HTTP/1.1 502 Bad Gateway
Server: nginx/1.22.0
Date: <day<, <date> <time> <timezone>
Content-Type: text/html
Content-Length: 157
Connection: keep-alive

<html>
<head><title>502 Bad Gateway</title></head>
<body>
<center><h1>502 Bad Gateway</h1></center>
<hr><center>nginx/1.22.0/center>
</body>
</html>

# kubectl events --namespace svc-cci-service-domain-c9

12m Warning VCUIPpluginBackendError VCUIPplugin/cci-ns-plugin backend of vcuPlugin named cci-ns-plugin is not ready
7m12s (x2410 over 21h) Warning VCUIPpluginBackendError VCUIPplugin/cci-ns-plugin backend of vcuPlugin named cci-ns-plugin is not ready. Reason: timeout 
7m25s (x2410 over 21h) Warning VCUIPpluginBackendError VCUIPplugin/cci-ns-plugin backend of vcuPlugin named cci-ns-plugin is not ready. Reason: Failed to determine ingress IP

We are unable to see the vSphere Kubernetes service plugin in vCenter UI under administration -> Client plugins
We see below messages from vmware-system-appplatform-operator logs:

I0919 06:07:42.861878 1 deleg.go:130] vcuiplugin "msg"="MasterProxy Role already exists" "name"="masterproxy-tkgs-plugin" "namespace"="svc-tkg-domain-c9"
I0919 06:07:42.861899 1 deleg.go:130] vcuiplugin "msg"="MasterProxy ServiceAccount already exists" "name"="masterproxy-tkgs-plugin" "namespace"="svc-tkg-domain-c9"
I0919 06:07:42.861915 1 deleg.go:130] vcuiplugin "msg"="MasterProxy RoleBinding already exists" "name"="masterproxy-tkgs-plugin" "namespace"="svc-tkg-domain-c9"
I0919 06:07:42.861946 1 deleg.go:130] vcuiplugin "msg"="Nginx DaemonSet already exists" "name"="masterproxy-tkgs-plugin" "namespace"="svc-tkg-domain-c9"
I0919 06:07:42.861965 1 deleg.go:130] vcuiplugin "msg"="Updating DaemonSet" "name"="masterproxy-tkgs-plugin" "namespace"="svc-tkg-domain-c9"
I0919 06:07:42.867230 1 deleg.go:130] vcuiplugin "msg"="UI backend service is not ready yet" "error"={}
E0919 06:07:42.867272 1 controller.go:304] controller-runtime/manager/controller/vcuiplugin-controller "msg"="Reconciler error" "error"="failed to determine ingress IP" "name"="tkgs-plugin" "namespace"="svc-tkg-domain-c9"

Cause

This is known issue when supervisor is deployed with DHCP. The issue is not seen with supervisors deployed with static IP.
management_network_floating_ip in kube-system/wcp-cluster-config is empty in DHCP fip mode, where Appplaform is reading from that field and missing the field causes the error "failed to determine ingress IP" for UI plugin.

Resolution

Issue will be resolved in future releases of vCenter/supervisor

Workaround:

1. SSH to control plane VM of the supervisoe

2. kubectl edit cm wcp-cluster-config -n kube-system, and change the value of management_network_floating_ip to
:
management_network_floating_ip: <supervisor_IP>

3. This would persist in the configmap and appplatform is also caching the change. If problem not resolved, check the output in 5 minutes: "k get cm wcp-cluster-config -n kube-system -o yaml | grep management_network_floating_ip", to see if the value gets reset to empty.
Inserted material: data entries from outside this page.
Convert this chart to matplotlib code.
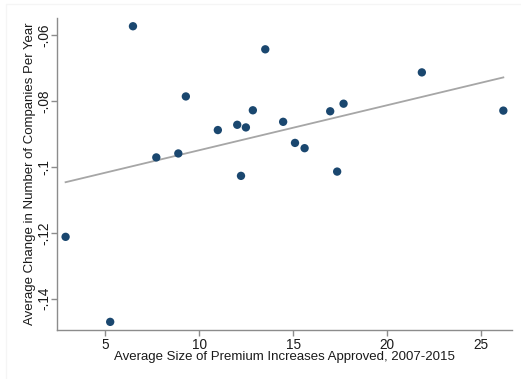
import matplotlib
matplotlib.use("Agg")
import matplotlib.pyplot as plt
import numpy as np

plt.rcParams['font.family'] = ['Liberation Sans', 'DejaVu Sans']

# Data
premium_increase = [6.49, 13.52, 21.84, 9.30, 12.86, 16.97, 17.68, 26.17, 14.47,
                    11.00, 12.03, 12.49, 7.73, 8.90, 15.10, 15.61, 12.23, 17.34,
                    2.91, 5.28]
company_change = [-0.0573, -0.0643, -0.0713, -0.0786, -0.0828, -0.0831, -0.0808,
                  -0.0829, -0.0863, -0.0888, -0.0872, -0.0880, -0.0971, -0.0959,
                  -0.0927, -0.0943, -0.1027, -0.1014, -0.1212, -0.1470]
fit_intercept = -0.1086
fit_slope = 0.001367

x_ticks = [5, 10, 15, 20, 25]
y_ticks = [-0.06, -0.08, -0.10, -0.12, -0.14]
y_tick_labels = ["-.06", "-.08", "-.1", "-.12", "-.14"]

fig = plt.figure(figsize=(5.21, 3.79), dpi=100)
# faint outer frame like the reference (top and left edges only)
fig.add_artist(plt.Rectangle((0.012, -0.1), 1.1, 1.09, transform=fig.transFigure,
                             fill=False, edgecolor='#f5f5f5', lw=1.0))
ax = fig.add_axes([0.110, 0.129, 0.872, 0.8235])

xs = np.array([min(premium_increase), max(premium_increase)])
ax.plot(xs, fit_intercept + fit_slope * xs, color='#a6a6a6', lw=1.3, zorder=2)
ax.scatter(premium_increase, company_change, s=36, color='#1a476f', zorder=3,
           edgecolors='none')

ax.set_xlim(2.47, 26.61)
ax.set_ylim(-0.1495, -0.0548)
ax.set_xticks(x_ticks)
ax.set_yticks(y_ticks)
ax.set_yticklabels(y_tick_labels, rotation=90, va='center')

for s in ['top', 'right']:
    ax.spines[s].set_visible(False)
for s in ['left', 'bottom']:
    ax.spines[s].set_color('#8c8c8c')
    ax.spines[s].set_linewidth(1.0)
ax.tick_params(axis='both', colors='#8c8c8c', length=4, width=1.0,
               labelsize=9.8, labelcolor='#1a1a1a', pad=1.5)
ax.tick_params(axis='y', pad=0.5)

ax.set_xlabel("Average Size of Premium Increases Approved, 2007-2015",
              fontsize=9.5, color='#1a1a1a', labelpad=-0.5)
ax.set_ylabel("Average Change in Number of Companies Per Year",
              fontsize=9.5, color='#1a1a1a', labelpad=0.5)

fig.savefig("out.png", dpi=100)
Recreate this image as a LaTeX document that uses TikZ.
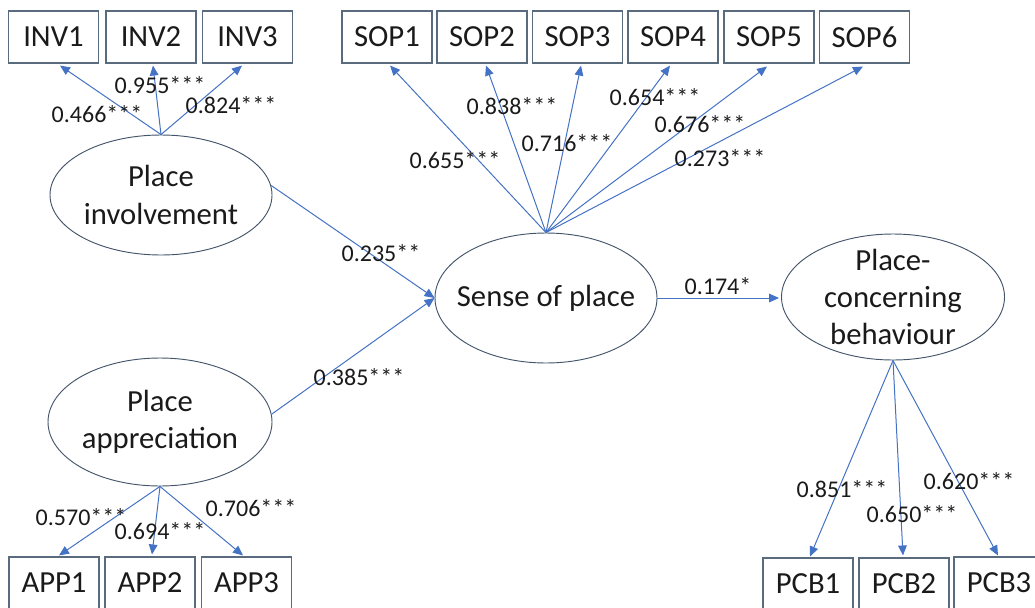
\documentclass[tikz,border=0pt]{standalone}
\usepackage{fontspec}
\setmainfont{Carlito}
\usetikzlibrary{arrows.meta,calc,shapes.geometric}
\definecolor{arrowblue}{HTML}{4472C4}
\definecolor{boxline}{HTML}{5A6B7D}
\definecolor{ellline}{HTML}{44546A}
\definecolor{txt}{HTML}{1A1A1A}
\begin{document}
\begin{tikzpicture}[x=0.75pt,y=-0.75pt,
  obs/.style={draw=boxline, line width=0.8pt, minimum width=67.5pt, minimum height=39pt, inner sep=0pt, font=\fontsize{23}{28}\selectfont, text=txt},
  lat/.style={draw=ellline, ellipse, line width=0.7pt, inner sep=0pt},
  lattext/.style={align=center, font=\fontsize{23}{28}\selectfont, text=txt, inner sep=0pt},
  pth/.style={draw=arrowblue, line width=0.75pt, -{Triangle[length=7.5pt,width=6.5pt]}},
  lbl/.style={font=\fontsize{18}{20}\selectfont, text=txt, inner sep=0pt}
]
\useasboundingbox (0,0) rectangle (1035,607);
% observed boxes
\node[obs] (inv1) at (53.5,37) {INV1};
\node[obs] (inv2) at (151,37) {INV2};
\node[obs] (inv3) at (247.5,37) {INV3};
\node[obs] (sop1) at (387,37) {SOP1};
\node[obs] (sop2) at (482,37) {SOP2};
\node[obs] (sop3) at (577.5,37) {SOP3};
\node[obs] (sop4) at (673,37) {SOP4};
\node[obs] (sop5) at (769,37) {SOP5};
\node[obs] (sop6) at (864.5,37) {SOP6};
\node[obs] (app1) at (54,583) {APP1};
\node[obs] (app2) at (150,583) {APP2};
\node[obs] (app3) at (246.5,583) {APP3};
\node[obs] (pcb1) at (808,584) {PCB1};
\node[obs] (pcb2) at (904,584) {PCB2};
\node[obs] (pcb3) at (999,583) {PCB3};
% latent ellipses
\node[lat, minimum width=166.5pt, minimum height=90pt] (inv) at (161,195) {};
\node[lattext] (invt) at (inv) {Place\\involvement};
\node[lat, minimum width=168pt, minimum height=96pt] (app) at (160,422) {};
\node[lattext] (appt) at (app) {Place\\appreciation};
\node[lat, minimum width=166.5pt, minimum height=97.5pt] (sop) at (546,298) {};
\node[lattext] (sopt) at (sop) {Sense of place};
\node[lat, minimum width=167.25pt, minimum height=94.5pt] (pcb) at (893,297) {};
\node[lattext] (pcbt) at (pcb) {Place-\\concerning\\behaviour};
% loadings
\draw[pth] (inv.north) -- ($(inv1.south)+(6.5,2)$);
\draw[pth] (inv.north) -- ($(inv2.south)+(2,2)$);
\draw[pth] (inv.north) -- ($(inv3.south)+(-5.5,2)$);
\draw[pth] (sop.north) -- ($(sop1.south)+(3,2)$);
\draw[pth] (sop.north) -- ($(sop2.south)+(4,2)$);
\draw[pth] (sop.north) -- ($(sop3.south)+(3.5,2)$);
\draw[pth] (sop.north) -- ($(sop4.south)+(-3,2)$);
\draw[pth] (sop.north) -- ($(sop5.south)+(-2,3)$);
\draw[pth] (sop.north) -- ($(sop6.south)+(-1.5,3)$);
\draw[pth] (app.south) -- ($(app1.north)+(5,-1)$);
\draw[pth] (app.south) -- ($(app2.north)+(2,-2)$);
\draw[pth] (app.south) -- ($(app3.north)+(-3.5,-1)$);
\draw[pth] (pcb.south) -- ($(pcb1.north)+(2,-1)$);
\draw[pth] (pcb.south) -- ($(pcb2.north)+(-1,-2)$);
\draw[pth] (pcb.south) -- ($(pcb3.north)+(-1,-1)$);
% structural paths
\draw[pth] (inv.5) -- (sop.west);
\draw[pth] (app.4) -- (sop.west);
\draw[pth] (sop.east) -- ($(pcb.west)+(-2,1)$);
% labels
\node[lbl] (l1) at (97,114) {0.466***};
\node[lbl] (l2) at (160,85) {0.955***};
\node[lbl] (l3) at (231,105) {0.824***};
\node[lbl] (l4) at (455,160) {0.655***};
\node[lbl] (l5) at (512,106) {0.838***};
\node[lbl] (l6) at (567,143) {0.716***};
\node[lbl] (l7) at (655,97) {0.654***};
\node[lbl] (l8) at (700,124) {0.676***};
\node[lbl] (l9) at (720,158) {0.273***};
\node[lbl] (l10) at (381,253) {0.235**};
\node[lbl] (l11) at (359,377) {0.385***};
\node[lbl] (l12) at (718,286) {0.174*};
\node[lbl] (l13) at (81,517) {0.570***};
\node[lbl] (l14) at (160,531) {0.694***};
\node[lbl] (l15) at (251,508) {0.706***};
\node[lbl] (l16) at (842,489) {0.851***};
\node[lbl] (l17) at (912,514) {0.650***};
\node[lbl] (l18) at (969,481) {0.620***};
\end{tikzpicture}
\end{document}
(NOTE: This is likely not needed and not preferred!!)

If the value can't persist in configmap, we can change the code in /usr/lib/vmware-wcp/update-controller/wcp_cluster_setting.py:

        data[VC_TRUST_BUNDLE] = nodeCfgObj.decode_vc_trust_bundle(
            data.get(VC_TRUST_BUNDLE))
        data["management_network_floating_ip"] = "<supervisor_IP>" ### <== add this line
        logging.debug("setting management ip to <supervisor_IP>")  ### <== add this line

Change the file on all 3 CPVMs and run "systemctl restart wcp-sync"